Нынешние, то есть прежние, названия улиц не мешают, они мне известны были и раньше: такая водилась тихая форма инакомыслия — знать досоветскую историю. Потому двигаюсь не на ощупь, но все же — словно по контурной карте, которую заполнять не мне.

Даже язык ни при чем. Когда-то я неплохо говорил по-латышски, теперь через два-три дня пребывания слова и фразы всплывают в памяти, могу кое-как объясниться, да и здесь не забыли русский — не зря же почти полвека в Риге можно было прожить без латышского, вот без русского — никак. Не в облике, не в именах, не в языке дело, а в чем? Похоже, в том, что чуждой кажется обретенная естественность, возвращение к норме — как если бы родиться и вырасти в музее или цирке, а потом вдруг оказаться на улице среди прохожих. В ней дело, в этой трудно проговариваемой неопределенности: все становится на места, но места не твои.

ДОМ

С войной этнический состав города изменился: в 1939-41 годах отсюда уехали почти все немцы, после 44-го пошел поток русских, украинцев, белорусов — армия и сопутствующий персонал. В Риге обосновался штаб Прибалтийского военного округа, город населили люди в форме, которые оставались тут навсегда, выходя в отставку, на их место приезжали новые. Целые дома так и назывались «военными». Таким был и наш — на Ленина, 105 (Бривибас, 105).
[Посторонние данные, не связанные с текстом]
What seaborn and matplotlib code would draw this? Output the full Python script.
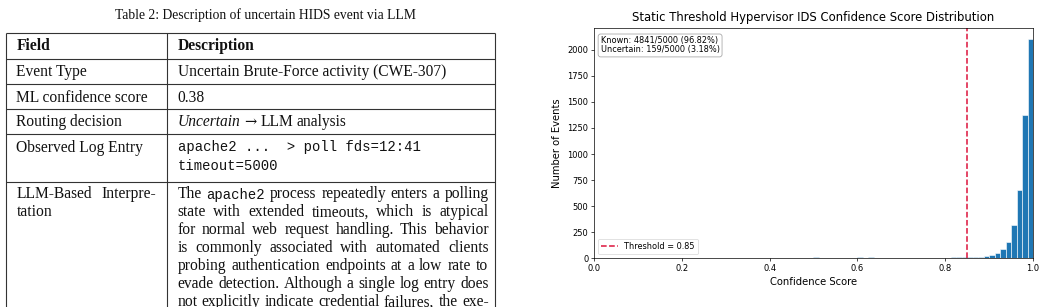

В соседнем 103-м доме жили и латыши, довольно много, но в огромном общем дворе мазу держали наши, во главе с Лазутой и Варягой. Двор выходил к задней стене кондитерской фабрики «Лайма», откуда работницы бросали иногда конфеты и, что еще ценнее, рулончики фантиков. Фантик следовало особым образом сложить и, подбивая о край стола ладонью, стараться накрыть другой — на манер пристеночка. Понятно, что для серьезной азартной игры ценились плотные обертки шоколадных конфет, а не мягкие карамельные. Играли и в пристеночек, еще больше в «чику», для которой отливали в поварешке биты из олова и свинца. Но фантиками на деньги не брезговали даже взрослые. Домино у нас почему-то не водилось. Во дворе я появлялся не часто, дружбы ни с кем не водил, в «чику» играл плохо, в футбол еще хуже. Меня терпели за байки из прочитанных книг, как интеллигента в блатном бараке за «романы», — язык был подвешенный, память хорошая (через четверть века в Нью-Йорке мне с досадой сказал Довлатов: «Зачем тебе такое количество ненужных знаний?»). Почитывал себе в одиночку.

У меня не получается вспоминать детство с умилением. Ничего плохого в нем не было, все благополучно и радужно, но восторга нет, нет памяти о золотом веке. Погружения в тепло и заботу не то что не было, грех клеветать на мать с отцом, — но, наверное, мне это не очень нужно. Сам всю жизнь норовил позаботиться и пригреть, к себе с этим не подпуская: вероятно, гордыня. Мандельштамовские строчки «Мне так нужна забота — и спичка серная меня б согреть могла» трогают до слез, должно быть, как раз тем, что остро и достоверно будоражат неиспытанное, неведомое чувство. Дороже заботы всегда была свобода, а какая к черту свобода в детстве — она обретается позднее. Так и выходит отсчитывать жизнь лет с пятнадцати, когда началось интересное — то есть свободное, независимое, свое. Порочное, говоря общепринято.

Детство и отрочество остались не столько в душевной памяти, сколько в ощущениях зрительных, слуховых, вкусовых.

Мятный вкус завязи в светло-зеленых шишках. Копченая салака из накрытых папоротником корзин утренних старух на взморье. Оскомина от неспелого белого налива, сорванного в соседском саду. Сочность липового листа. Сладковатая промокашка, нажеванная на уроке для рогатки. Густой томатный сок из высокого конуса. Пирожок с ливером за четыре копейки на Матвеевском рынке. Мертвый вкус мела, откушенного у классной доски. Скользкие пенки клубничного варенья прямо из таза на плите. Почти пресная вода Рижского залива, когда ныряешь с открытыми глазами. Так же живо то, что запечатлели зрение, слух, обоняние, осязание. Картинки, звуки, вкусы, запахи, прикосновения — все при мне.